- DESCRIPTION OF THE TASK: Gather every line holding the string "chart".

____ RECORDED DATA

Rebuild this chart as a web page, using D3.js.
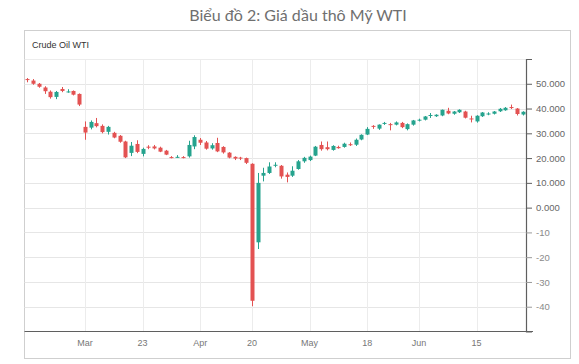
<!DOCTYPE html>
<html>
<head>
<meta charset="utf-8">
<script src="https://cdn.jsdelivr.net/npm/d3@7"></script>
<style>
  body { margin: 0; background: #ffffff; }
</style>
</head>
<body>
<script>
// Trading days shown on the chart (Good Friday and Memorial Day are missing)
var trade_dates = [
    "2020-02-24","2020-02-25","2020-02-26","2020-02-27","2020-02-28",
    "2020-03-02","2020-03-03","2020-03-04","2020-03-05","2020-03-06","2020-03-09","2020-03-10","2020-03-11",
    "2020-03-12","2020-03-13","2020-03-16","2020-03-17","2020-03-18","2020-03-19","2020-03-20","2020-03-23",
    "2020-03-24","2020-03-25","2020-03-26","2020-03-27","2020-03-30","2020-03-31",
    "2020-04-01","2020-04-02","2020-04-03","2020-04-06","2020-04-07","2020-04-08","2020-04-09","2020-04-13",
    "2020-04-14","2020-04-15","2020-04-16","2020-04-17","2020-04-20","2020-04-21","2020-04-22","2020-04-23",
    "2020-04-24","2020-04-27","2020-04-28","2020-04-29","2020-04-30",
    "2020-05-01","2020-05-04","2020-05-05","2020-05-06","2020-05-07","2020-05-08","2020-05-11","2020-05-12",
    "2020-05-13","2020-05-14","2020-05-15","2020-05-18","2020-05-19","2020-05-20","2020-05-21","2020-05-22",
    "2020-05-26","2020-05-27","2020-05-28","2020-05-29",
    "2020-06-01","2020-06-02","2020-06-03","2020-06-04","2020-06-05","2020-06-08","2020-06-09","2020-06-10",
    "2020-06-11","2020-06-12","2020-06-15","2020-06-16","2020-06-17","2020-06-18","2020-06-19","2020-06-22",
    "2020-06-23","2020-06-24","2020-06-25"
];

var open_values = [
    51.9, 51.3, 50.0, 48.5, 46.8,
    44.7, 47.9, 46.7, 47.1, 45.9, 32.6, 32.3, 34.1, 33.0, 30.6, 30.2, 29.0, 26.7, 22.1, 25.7, 21.7,
    24.6, 24.7, 24.2, 23.0, 20.4, 20.3,
    20.4, 20.7, 24.7, 27.4, 26.3, 23.9, 26.1, 24.5, 22.2, 20.5, 20.2, 20.0, 17.7, -14.0, 12.9, 14.0,
    17.1, 16.9, 13.3, 12.9, 15.6,
    18.7, 19.2, 21.0, 25.3, 24.4, 23.3, 24.5, 24.5, 25.6, 25.4, 27.5, 29.5, 33.0, 31.9, 34.0, 33.7,
    33.5, 34.2, 31.7, 33.5,
    35.3, 35.5, 37.3, 36.9, 37.2, 39.1, 37.9, 38.5, 38.8, 36.0, 34.8, 36.9, 37.8, 37.9, 38.9, 39.3,
    40.6, 40.0, 37.6
];
var high_values = [
    52.3, 51.9, 50.3, 49.0, 47.3,
    47.1, 48.7, 47.8, 47.3, 46.1, 34.8, 35.2, 36.2, 33.6, 33.0, 30.6, 29.3, 27.0, 26.5, 27.2, 24.2,
    25.2, 25.3, 24.6, 23.3, 20.8, 21.2,
    20.8, 27.0, 29.2, 28.1, 26.9, 26.0, 28.2, 24.8, 22.4, 20.7, 20.5, 20.2, 17.9, 14.0, 16.1, 18.3,
    18.3, 17.2, 14.2, 16.7, 19.2,
    20.5, 21.0, 24.9, 26.7, 26.7, 25.2, 25.0, 26.2, 26.3, 27.9, 29.6, 32.5, 33.3, 33.6, 34.6, 34.2,
    34.8, 34.6, 34.0, 35.4,
    35.9, 37.0, 38.2, 37.7, 39.6, 40.3, 39.0, 39.7, 39.1, 37.1, 37.3, 38.6, 38.5, 39.0, 40.2, 40.6,
    41.6, 40.2, 38.9
];
var low_values = [
    50.6, 49.6, 48.4, 45.9, 44.0,
    43.8, 46.6, 46.4, 45.3, 41.0, 27.4, 31.6, 32.4, 30.0, 29.5, 28.0, 26.2, 20.0, 20.8, 22.0, 20.7,
    23.6, 23.5, 22.4, 21.2, 19.9, 20.1,
    19.9, 20.2, 23.6, 25.3, 23.4, 23.4, 22.4, 21.8, 19.9, 19.2, 19.2, 17.6, -39.8, -16.7, 10.6, 13.6,
    16.3, 11.7, 10.2, 12.4, 15.3,
    18.1, 18.8, 20.8, 23.0, 23.1, 23.0, 23.8, 24.2, 24.9, 24.9, 27.2, 29.3, 31.8, 31.4, 33.4, 31.2,
    33.2, 32.1, 31.2, 33.1,
    34.8, 35.2, 36.2, 36.6, 36.9, 37.7, 37.5, 38.2, 36.0, 34.4, 34.3, 36.6, 37.3, 37.6, 38.6, 39.1,
    39.8, 37.2, 37.2
];
var close_values = [
    51.6, 50.0, 48.8, 47.0, 44.6,
    46.7, 47.1, 46.9, 45.6, 41.6, 30.3, 34.6, 32.9, 30.5, 32.6, 28.3, 26.6, 20.3, 25.0, 22.5, 23.7,
    24.2, 23.9, 22.6, 21.4, 20.2, 20.5,
    20.2, 25.3, 28.5, 26.2, 23.8, 25.2, 22.7, 22.3, 20.2, 19.8, 19.9, 18.1, -37.6, 10.0, 14.0, 16.6,
    17.3, 12.6, 12.4, 14.9, 18.7,
    20.1, 20.6, 24.6, 23.6, 23.6, 24.9, 24.0, 25.8, 25.3, 27.4, 29.4, 31.8, 32.6, 33.5, 34.2, 33.3,
    34.4, 32.5, 33.7, 35.2,
    35.5, 36.8, 37.4, 37.5, 39.5, 38.0, 38.8, 39.5, 36.3, 35.8, 37.1, 38.4, 38.0, 38.8, 39.9, 40.3,
    40.4, 37.8, 38.7
];

// Axis ticks
var x_tick_dates = ["2020-03-09","2020-03-23","2020-04-06","2020-04-20","2020-05-04","2020-05-18","2020-06-01","2020-06-15"];
var x_tick_labels = ["Mar","23","Apr","20","May","18","Jun","15"];
var y_tick_values = [50, 40, 30, 20, 10, 0, -10, -20, -30, -40];
var y_domain = [-50, 60];

var up_color = "#26a38e";
var down_color = "#e35252";

var svg = d3.select("body").append("svg")
    .attr("width", 579)
    .attr("height", 364)
    .style("display", "block");

svg.append("rect").attr("width", 579).attr("height", 364).attr("fill", "#ffffff");

// Main heading above the panel
svg.append("text")
    .attr("x", 298)
    .attr("y", 21)
    .attr("text-anchor", "middle")
    .style("font-family", "Lato, 'Open Sans', sans-serif")
    .style("font-size", "16px")
    .style("fill", "#6f6f6f")
    .text("Biểu đồ 2: Giá dầu thô Mỹ WTI");

// Panel border
svg.append("rect")
    .attr("x", 24.5).attr("y", 30.5)
    .attr("width", 546).attr("height", 328)
    .attr("fill", "none")
    .attr("stroke", "#cfcfcf");

svg.append("text")
    .attr("x", 32)
    .attr("y", 48)
    .style("font-family", "'Liberation Sans', Arial, sans-serif")
    .style("font-size", "9px")
    .style("fill", "#333333")
    .text("Crude Oil WTI");

// Plot area
var plot_left = 24.5, plot_right = 526, plot_top = 59, plot_bottom = 331.5;

var x_scale = d3.scaleBand()
    .domain(trade_dates)
    .range([plot_left, 525.5])
    .paddingInner(0.3)
    .paddingOuter(0.15);

var y_scale = d3.scaleLinear()
    .domain(y_domain)
    .range([plot_bottom, plot_top]);

var x_center = function (d) { return x_scale(d) + x_scale.bandwidth() / 2; };

// top border of plot
svg.append("line")
    .attr("x1", plot_left).attr("x2", plot_right)
    .attr("y1", plot_top + 0.5).attr("y2", plot_top + 0.5)
    .attr("stroke", "#ececec");

// Gridlines
svg.append("g").selectAll("line")
    .data(y_tick_values)
    .enter().append("line")
    .attr("x1", plot_left).attr("x2", plot_right)
    .attr("y1", function (d) { return Math.round(y_scale(d)) + 0.5; })
    .attr("y2", function (d) { return Math.round(y_scale(d)) + 0.5; })
    .attr("stroke", "#e6e6e6");

svg.append("g").selectAll("line")
    .data(x_tick_dates)
    .enter().append("line")
    .attr("x1", function (d) { return Math.round(x_center(d)) + 0.5; })
    .attr("x2", function (d) { return Math.round(x_center(d)) + 0.5; })
    .attr("y1", plot_top).attr("y2", plot_bottom)
    .attr("stroke", "#ececec");

// Candles
var candle_data = trade_dates.map(function (d, i) {
    return { date: d, open: open_values[i], high: high_values[i], low: low_values[i], close: close_values[i] };
});

var candles = svg.append("g").selectAll(".candle")
    .data(candle_data)
    .enter().append("g")
    .attr("class", "candle");

candles.append("line")
    .attr("x1", function (d) { return Math.round(x_center(d.date)) + 0.5; })
    .attr("x2", function (d) { return Math.round(x_center(d.date)) + 0.5; })
    .attr("y1", function (d) { return y_scale(d.high); })
    .attr("y2", function (d) { return y_scale(d.low); })
    .attr("stroke", function (d) { return d.close >= d.open ? up_color : down_color; })
    .attr("stroke-width", 1);

candles.append("rect")
    .attr("x", function (d) { return Math.round(x_center(d.date)) + 0.5 - 2; })
    .attr("width", 4)
    .attr("y", function (d) { return y_scale(Math.max(d.open, d.close)); })
    .attr("height", function (d) { return Math.max(1, Math.abs(y_scale(d.open) - y_scale(d.close))); })
    .attr("fill", function (d) { return d.close >= d.open ? up_color : down_color; });

// Y axis on the right
var y_axis = d3.axisRight(y_scale)
    .tickValues(y_tick_values)
    .tickSize(6)
    .tickSizeOuter(6)
    .tickFormat(function (d) { return d >= 0 ? d.toFixed(3) : String(d); });

var y_axis_g = svg.append("g")
    .attr("transform", "translate(" + plot_right + ",0)")
    .call(y_axis);

y_axis_g.select(".domain").attr("stroke", "#5f5f5f").attr("stroke-width", 1.2);
y_axis_g.selectAll(".tick line")
    .attr("stroke", function (d) { return d >= 0 ? "#5f5f5f" : "#9a9a9a"; });
y_axis_g.selectAll(".tick text")
    .attr("x", 10)
    .style("font-family", "'Liberation Sans', Arial, sans-serif")
    .style("font-size", "9.5px")
    .style("fill", function (d) { return d >= 0 ? "#666666" : "#8a8a8a"; });

// X axis line and labels
svg.append("line")
    .attr("x1", plot_left).attr("x2", 533)
    .attr("y1", plot_bottom).attr("y2", plot_bottom)
    .attr("stroke", "#5f5f5f");

svg.append("g").selectAll("text")
    .data(x_tick_dates)
    .enter().append("text")
    .attr("x", function (d) { return x_center(d); })
    .attr("y", 346)
    .attr("text-anchor", "middle")
    .style("font-family", "'Liberation Sans', Arial, sans-serif")
    .style("font-size", "9px")
    .style("fill", "#777777")
    .text(function (d, i) { return x_tick_labels[i]; });
</script>
</body>
</html>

________

- EXERCISE RESULT:
Rebuild this chart as a web page, using D3.js.
// Trading days shown on the chart (Good Friday and Memorial Day are missing)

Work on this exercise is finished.